Chancellor George Osborne today said that the UK will allow Chinese companies to take a stake in Britain’s nuclear power plants.

He made the announcement on the final day of his week-long trade visit to China at the Taishan nuclear power station – a collaboration between EDF Energy and the China General Nuclear Power Company – in the southern part of the country.

The decision to open the door for Chinese investment means the nation could in future take majority stakes in the development of next-generation British nuclear power.

Just days ago Energy Secretary Ed Davey hinted the Chinese could get involved in a new nuclear power station at Hinkley Point.

The Chancellor said: “Today is another demonstration of the next big step in the relationship between Britain and China – the world’s oldest civil nuclear power and the world’s fastest growing civil nuclear power.

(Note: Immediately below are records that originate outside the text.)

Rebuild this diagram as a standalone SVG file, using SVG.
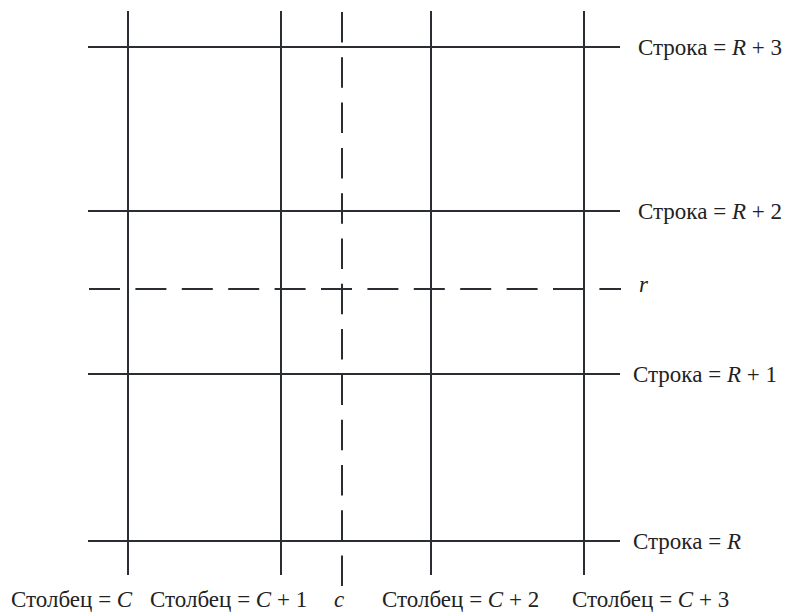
<svg xmlns="http://www.w3.org/2000/svg" width="787" height="612" viewBox="0 0 787 612">
<style>
.ln{stroke:#2a2d31;stroke-width:2;fill:none}
.dh{stroke:#2a2d31;stroke-width:2;fill:none;stroke-dasharray:31 15.4}
.dv{stroke:#2a2d31;stroke-width:2;fill:none;stroke-dasharray:30.5 14.8}
.t{font-family:"Liberation Serif","Times New Roman",serif;font-size:23px;fill:#222}
.i{font-style:italic}
</style>
<rect width="787" height="612" fill="#fff"/>
<g id="connectors">
<line class="ln" x1="88" y1="47" x2="620" y2="47"/>
<line class="ln" x1="88" y1="211" x2="620" y2="211"/>
<line class="ln" x1="88" y1="374" x2="620" y2="374"/>
<line class="ln" x1="88" y1="541" x2="620" y2="541"/>
<line class="dh" x1="89" y1="289" x2="621" y2="289"/>
<line class="ln" x1="128" y1="11" x2="128" y2="575"/>
<line class="ln" x1="281" y1="11" x2="281" y2="575"/>
<line class="ln" x1="431" y1="11" x2="431" y2="575"/>
<line class="ln" x1="584" y1="11" x2="584" y2="575"/>
<line class="dv" x1="342" y1="12" x2="342" y2="587"/>
</g>
<g id="row-labels">
<text class="t" x="638" y="55">Строка = <tspan class="i">R</tspan> + 3</text>
<text class="t" x="638" y="219">Строка = <tspan class="i">R</tspan> + 2</text>
<text class="t i" x="639" y="292">r</text>
<text class="t" x="633" y="382">Строка = <tspan class="i">R</tspan> + 1</text>
<text class="t" x="633" y="549">Строка = <tspan class="i">R</tspan></text>
</g>
<g id="col-labels">
<text class="t" x="11" y="607">Столбец = <tspan class="i">C</tspan></text>
<text class="t" x="150" y="607">Столбец = <tspan class="i">C</tspan> + 1</text>
<text class="t i" x="334" y="607">c</text>
<text class="t" x="382" y="607">Столбец = <tspan class="i">C</tspan> + 2</text>
<text class="t" x="572" y="607">Столбец = <tspan class="i">C</tspan> + 3</text>
</g>
</svg>
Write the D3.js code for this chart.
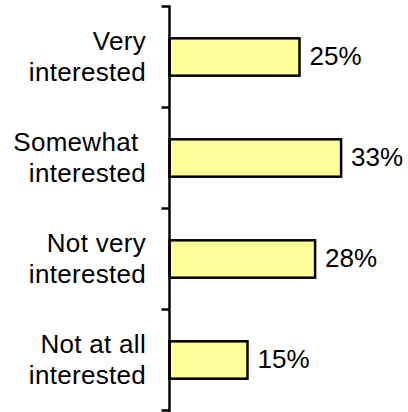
<!DOCTYPE html>
<html>
<head>
<meta charset="utf-8">
<script src="https://cdn.jsdelivr.net/npm/d3@7"></script>
<style>
  html, body { margin: 0; padding: 0; background: #ffffff; }
  svg { display: block; }
  text { font-family: "Liberation Sans", Arial, sans-serif; fill: #000; }
</style>
</head>
<body>
<div id="chart"></div>
<script>
// Survey responses: level of interest
const categories = ["Very interested", "Somewhat interested", "Not very interested", "Not at all interested"];
const categoryLines = [
  ["Very", "interested"],
  ["Somewhat ", "interested"],
  ["Not very", "interested"],
  ["Not at all", "interested"]
];
const values = [25, 33, 28, 15];
const valueLabels = ["25%", "33%", "28%", "15%"];

const width = 408, height = 412;
const axisX = 169.5;

const svg = d3.select("#chart").append("svg")
  .attr("width", width)
  .attr("height", height);

const x = d3.scaleLinear().domain([0, 45]).range([axisX, axisX + 234]);

const y = d3.scaleBand()
  .domain(categories)
  .range([6.5, 410.5])
  .paddingInner(0.63)
  .paddingOuter(0.315);

const rows = categories.map((c, i) => ({ cat: c, value: values[i], label: valueLabels[i], lines: categoryLines[i] }));

// Bars
svg.append("g").selectAll("rect")
  .data(rows)
  .join("rect")
  .attr("x", x(0))
  .attr("y", d => y(d.cat))
  .attr("width", d => x(d.value) - x(0))
  .attr("height", y.bandwidth())
  .attr("fill", "#FFFF99")
  .attr("stroke", "#000")
  .attr("stroke-width", 2.5);

// Category axis: vertical line with ticks at band boundaries
const bounds = categories.map(c => y(c) - y.step() * y.paddingInner() / 2);
bounds.push(y.range()[1]);

const axis = svg.append("g");
axis.append("line")
  .attr("x1", axisX).attr("x2", axisX)
  .attr("y1", y.range()[0] - 1.25).attr("y2", y.range()[1] + 1.25)
  .attr("stroke", "#000").attr("stroke-width", 2.5);
axis.selectAll("line.tick")
  .data(bounds)
  .join("line")
  .attr("class", "tick")
  .attr("x1", axisX - 8).attr("x2", axisX)
  .attr("y1", d => d).attr("y2", d => d)
  .attr("stroke", "#000").attr("stroke-width", 2.5);

// Category labels (two lines, right-aligned)
const labels = svg.append("g").selectAll("text.cat")
  .data(rows)
  .join("text")
  .attr("class", "cat")
  .attr("text-anchor", "end")
  .attr("font-size", 26)
  .attr("letter-spacing", 0.3)
  .style("white-space", "pre");
labels.each(function(d) {
  const c = y(d.cat) + y.bandwidth() / 2;
  const t = d3.select(this);
  d.lines.forEach((line, j) => {
    t.append("tspan")
      .attr("x", 146)
      .attr("y", c + (j === 0 ? -7 : 23.5))
      .text(line);
  });
});

// Value labels
svg.append("g").selectAll("text.val")
  .data(rows)
  .join("text")
  .attr("class", "val")
  .attr("x", d => x(d.value) + 10)
  .attr("y", d => y(d.cat) + y.bandwidth() / 2 + 7.5)
  .attr("font-size", 26)
  .text(d => d.label);
</script>
</body>
</html>
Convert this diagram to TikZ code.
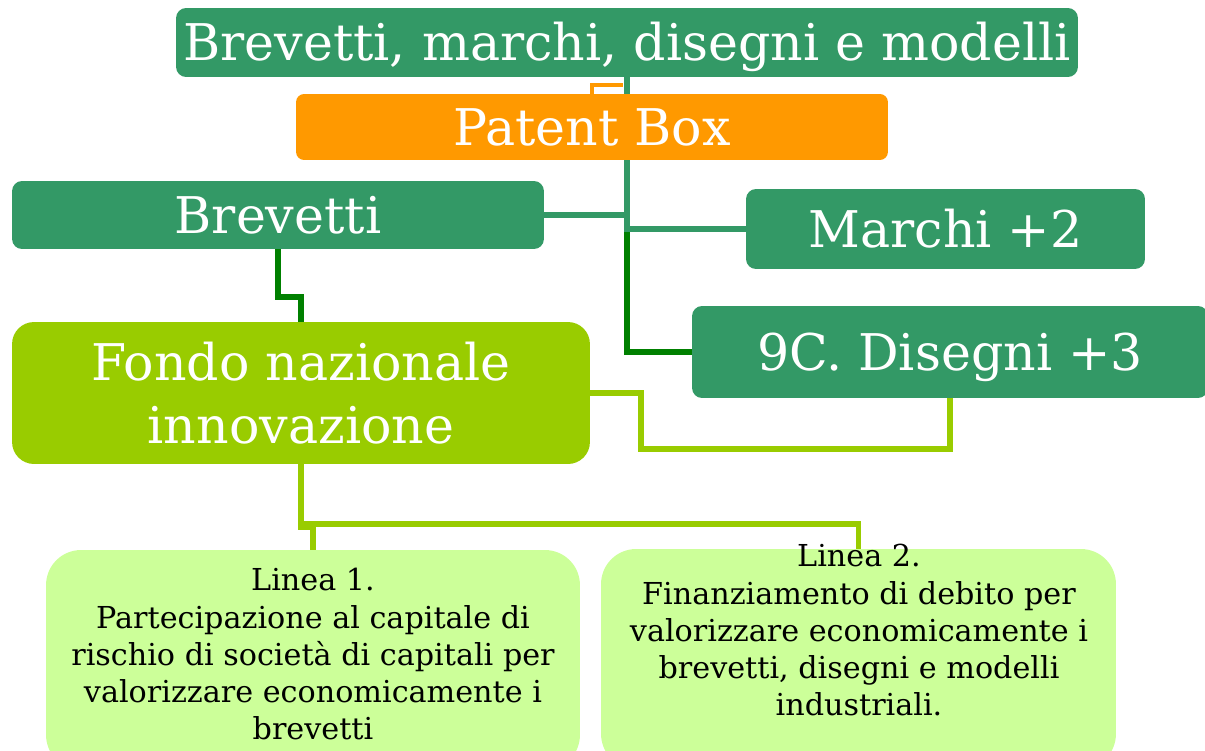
\documentclass[tikz,border=0pt]{standalone}
\usepackage{fontspec}
\setmainfont{DejaVu Serif}
\usetikzlibrary{positioning,calc,backgrounds}

\definecolor{tealG}{HTML}{339966}
\definecolor{orangeP}{HTML}{FF9900}
\definecolor{limeG}{HTML}{99CC00}
\definecolor{paleG}{HTML}{CCFF99}
\definecolor{darkG}{HTML}{008000}

\begin{document}
\begin{tikzpicture}
  [x=0.02cm,y=-0.02cm,
   bigN/.style={inner sep=0pt,text=white,font=\fontsize{28.8}{36}\selectfont},
   tealN/.style={bigN,fill=tealG,rounded corners=0.2cm,text height=24.5pt,text depth=3.5pt},
   patN/.style={bigN,fill=orangeP,rounded corners=0.16cm,text height=24.5pt,text depth=3.5pt},
   fondoN/.style={bigN,fill=limeG,rounded corners=0.44cm,align=center},
   lineaN/.style={fill=paleG,rounded corners=0.7cm,inner sep=0pt},
   lineaT/.style={inner sep=0pt,align=center,font=\fontsize{17.2}{21.2}\selectfont},
   tealL/.style={draw=tealG,line width=3.1pt},
   greenL/.style={draw=darkG,line width=3.4pt},
   limeL/.style={draw=limeG,line width=3.4pt},
   orangeL/.style={draw=orangeP,line width=2.4pt},
  ]
 \useasboundingbox (0,0) rectangle (1205,751);
 \clip (0,0) rectangle (1205,751);

 % boxes
 \node[tealN,minimum width=18.04cm,minimum height=1.38cm] (top) at (627,42.5) {Brevetti, marchi, disegni e modelli};
 \node[patN,minimum width=11.84cm,minimum height=1.32cm] (patent) at (592,127) {Patent Box};
 \node[tealN,minimum width=10.64cm,minimum height=1.36cm] (brev) at (278,215) {Brevetti};
 \node[tealN,minimum width=7.98cm,minimum height=1.6cm] (marchi) at (945.5,229) {Marchi +2};
 \node[tealN,minimum width=10.32cm,minimum height=1.84cm] (disegni) at (950,352) {9C. Disegni +3};
 \node[fondoN,minimum width=11.56cm,minimum height=2.84cm] (fondo) at (301,393) {Fondo nazionale\\innovazione};
 \node[lineaN,minimum width=10.68cm,minimum height=4.4cm] (l1box) at (313,660) {};
 \node[lineaN,minimum width=10.3cm,minimum height=4.4cm] (l2box) at (858.5,659) {};

 \node[lineaT,anchor=north] (l1text) at (313,568) {Linea 1.\\Partecipazione al capitale di\\rischio di società di capitali per\\valorizzare economicamente i\\brevetti};
 \node[lineaT,anchor=north] (l2text) at (859,544) {Linea 2.\\Finanziamento di debito per\\valorizzare economicamente i\\brevetti, disegni e modelli\\industriali.};

 % connectors
 \begin{scope}[on background layer]
  \draw[orangeL] (patent.north) -- ++(0,-9) -- ++(31,0);
  \draw[greenL] (top.south) |- (disegni.west);
  \draw[tealL] (top.south) |- (brev.east);
  \draw[tealL] (top.south) |- (marchi.west);
  \draw[greenL] (brev.south) -- ++(0,48) -| (fondo.north);
  \draw[limeL] (fondo.east) -- ++(51,0) -- ++(0,56) -| (disegni.south);
  \draw[limeL] (fondo.south) -- ++(0,60) -| (l2box.north);
  \draw[limeL] (fondo.south) -- ++(0,63) -| (l1box.north);
 \end{scope}
\end{tikzpicture}
\end{document}
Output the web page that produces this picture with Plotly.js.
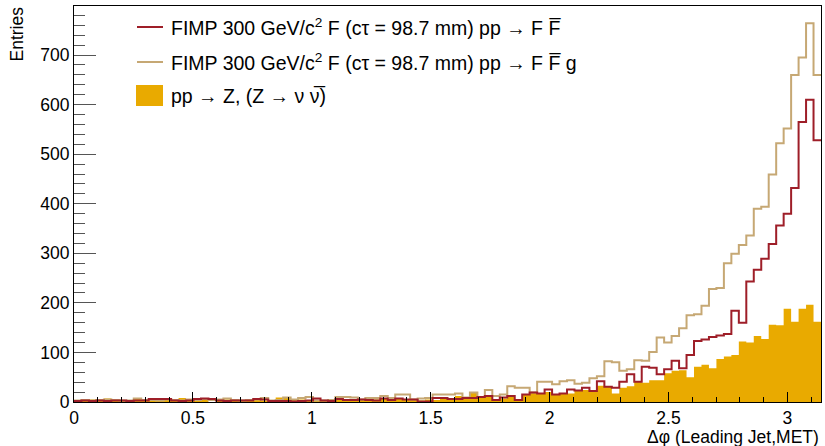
<!DOCTYPE html>
<html><head><meta charset="utf-8">
<script src="https://cdn.plot.ly/plotly-3.0.1.min.js"></script>
<style>html,body{margin:0;padding:0;background:#fff}#chart{width:825px;height:446px}</style>
</head><body><div id="chart"></div>
<script>
// Histogram binning: 100 bins over [0, pi]
const nBins = 100;
const xMin = 0, xMax = Math.PI;

// Entries per bin
const zNuNu = [
 4,3,5,3,7,6,3,4,8,3,
 4,3,5,4,8,4,3,6,0,3,
 5,4,3,4,6,3,4,9,8,4,
 5,3,4,3,5,7,4,3,6,4,
 5,8,4,6,5,6,3,5,4,6,
 7,12,6,19,8,14,4,7,10,2,
 14,18,16,20,14,16,17,22,24,20,
 33,31,17,29,32,41,39,44,44,58,
 63,64,50,71,75,68,87,92,95,122,
 120,133,127,156,155,188,162,188,196,162
];
const fimpFF = [
 2,3,2,3,2,3,3,2,3,3,
 6,6,6,3,2,3,6,7,6,3,
 2,3,3,3,6,5,2,2,2,1,
 2,3,7,3,2,6,4,4,5,4,
 3,7,4,7,5,5,1,1,8,8,
 6,6,8,8,10,12,4,9,12,4,
 15,19,17,25,15,17,25,23,29,22,
 42,31,29,41,56,41,71,69,56,66,
 83,68,95,123,126,131,134,137,184,160,
 243,267,289,319,356,380,432,565,610,528
];
const fimpFFg = [
 3,4,3,4,5,4,3,3,7,4,
 4,3,5,4,3,5,4,6,4,5,
 7,4,3,4,5,8,3,4,9,5,
 8,10,3,3,4,10,10,9,5,8,
 8,12,8,15,15,5,7,8,15,15,
 15,17,9,19,10,24,12,15,32,29,
 29,19,41,41,36,42,44,37,39,48,
 52,82,80,63,66,84,83,101,130,120,
 133,149,175,177,194,228,230,280,299,317,
 336,390,394,459,522,552,660,695,764,660
];

const seriesNames = [
 "FIMP 300 GeV/c<sup>2</sup> F (c\u03C4 = 98.7 mm) pp \u2192 F F\u0305",
 "FIMP 300 GeV/c<sup>2</sup> F (c\u03C4 = 98.7 mm) pp \u2192 F F\u0305 g",
 "pp \u2192 Z, (Z \u2192 \u03BD \u03BD\u0305)"
];
const xTitle = "\u0394\u03C6 (Leading Jet,MET)";
const yTitle = "Entries";
const colRed = "#9e1e28", colTan = "#c6a874", colFill = "#e9aa00";

const binEdges = [];
for (let i = 0; i <= nBins; i++) binEdges.push(xMin + i * (xMax - xMin) / nBins);
function stepY(v) { return v.concat([v[v.length - 1]]); }

const font = "Liberation Sans, Arial, Helvetica, sans-serif";

const traces = [
 {x: binEdges, y: stepY(zNuNu), type: "scatter", mode: "lines", line: {shape: "hv", width: 0, color: colFill},
  fill: "tozeroy", fillcolor: colFill, name: seriesNames[2], showlegend: false, hoverinfo: "skip"},
 {x: binEdges, y: stepY(fimpFFg), type: "scatter", mode: "lines", line: {shape: "hv", width: 2, color: colTan},
  name: seriesNames[1], showlegend: false, hoverinfo: "skip"},
 {x: binEdges, y: stepY(fimpFF), type: "scatter", mode: "lines", line: {shape: "hv", width: 2, color: colRed},
  name: seriesNames[0], showlegend: false, hoverinfo: "skip"}
];

const W = 825, H = 446, L = 74, R = 4, T = 6, B = 44;
const pw = W - L - R, ph = H - T - B;
function px(x) { return (x - L) / pw; }
function py(y) { return 1 - (y - T) / ph; }

const legendRows = [27, 62, 96];
const legFont = {family: font, size: 19.5, color: "#000"};
const annotations = [
 {text: seriesNames[0], x: 0, xref: "paper", xanchor: "left", xshift: 169 - L, y: 1, yref: "paper", yanchor: "middle", yshift: -(legendRows[0] - T), showarrow: false, font: legFont},
 {text: seriesNames[1], x: 0, xref: "paper", xanchor: "left", xshift: 169 - L, y: 1, yref: "paper", yanchor: "middle", yshift: -(legendRows[1] - T), showarrow: false, font: legFont},
 {text: seriesNames[2], x: 0, xref: "paper", xanchor: "left", xshift: 169 - L, y: 1, yref: "paper", yanchor: "middle", yshift: -(legendRows[2] - T), showarrow: false, font: legFont},
 {text: yTitle, textangle: -90, x: 0, xref: "paper", xanchor: "center", xshift: 16 - L, y: 1, yref: "paper", yanchor: "top", yshift: 1, showarrow: false, font: {family: font, size: 17.5, color: "#000"}},
 {text: xTitle, x: 1, xref: "paper", xanchor: "right", xshift: 0, y: 0, yref: "paper", yanchor: "middle", yshift: -35, showarrow: false, font: {family: font, size: 17.5, color: "#000"}}
];
const shapes = [
 {type: "line", xref: "paper", yref: "paper", x0: px(137), x1: px(163), y0: py(legendRows[0]), y1: py(legendRows[0]), line: {color: colRed, width: 2}},
 {type: "line", xref: "paper", yref: "paper", x0: px(137), x1: px(163), y0: py(legendRows[1]), y1: py(legendRows[1]), line: {color: colTan, width: 2}},
 {type: "rect", xref: "paper", yref: "paper", x0: px(136), x1: px(163), y0: py(106), y1: py(85), line: {width: 0}, fillcolor: colFill}
];

const layout = {
 width: W, height: H,
 margin: {l: L, r: R, t: T, b: B, pad: 0},
 paper_bgcolor: "#fff", plot_bgcolor: "#fff",
 showlegend: false,
 font: {family: font, size: 17, color: "#000"},
 xaxis: {range: [xMin, xMax], dtick: 0.5, tick0: 0, ticks: "inside", ticklen: 10, tickwidth: 1, tickcolor: "#000",
   showline: true, linecolor: "#000", linewidth: 1, mirror: true, showgrid: false, zeroline: false,
   tickfont: {family: font, size: 17.5, color: "#000"},
   minor: {dtick: 0.1, ticks: "inside", ticklen: 5, tickwidth: 1, tickcolor: "#000", showgrid: false}},
 yaxis: {range: [0, 799], dtick: 100, tick0: 0, ticks: "inside", ticklen: 22, tickwidth: 1, tickcolor: "#555",
   showline: true, linecolor: "#000", linewidth: 1, mirror: true, showgrid: false, zeroline: false,
   tickfont: {family: font, size: 17.5, color: "#000"},
   minor: {dtick: 20, ticks: "inside", ticklen: 11, tickwidth: 1, tickcolor: "#555", showgrid: false}},
 annotations: annotations,
 shapes: shapes
};

Plotly.newPlot("chart", traces, layout, {staticPlot: true, displayModeBar: false});
</script>
</body></html>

“It is an important potential part of the government’s plan for developing the next generation of nuclear power in Britain. It means the potential of more investment and jobs in Britain and lower long-term energy costs for consumers,” he added.

This week a new agreement between the UK and China on civil nuclear collaboration was signed in Beijing.

China has the largest nuclear build market in the world, with 17 nuclear reactors currently in operation – accounting for 1% or 13GW of the nation’s electricity production capacity. Another 28 nuclear plants are under construction, with total capacity expected to rise to 80GW by 2020 and 400GW by 2050.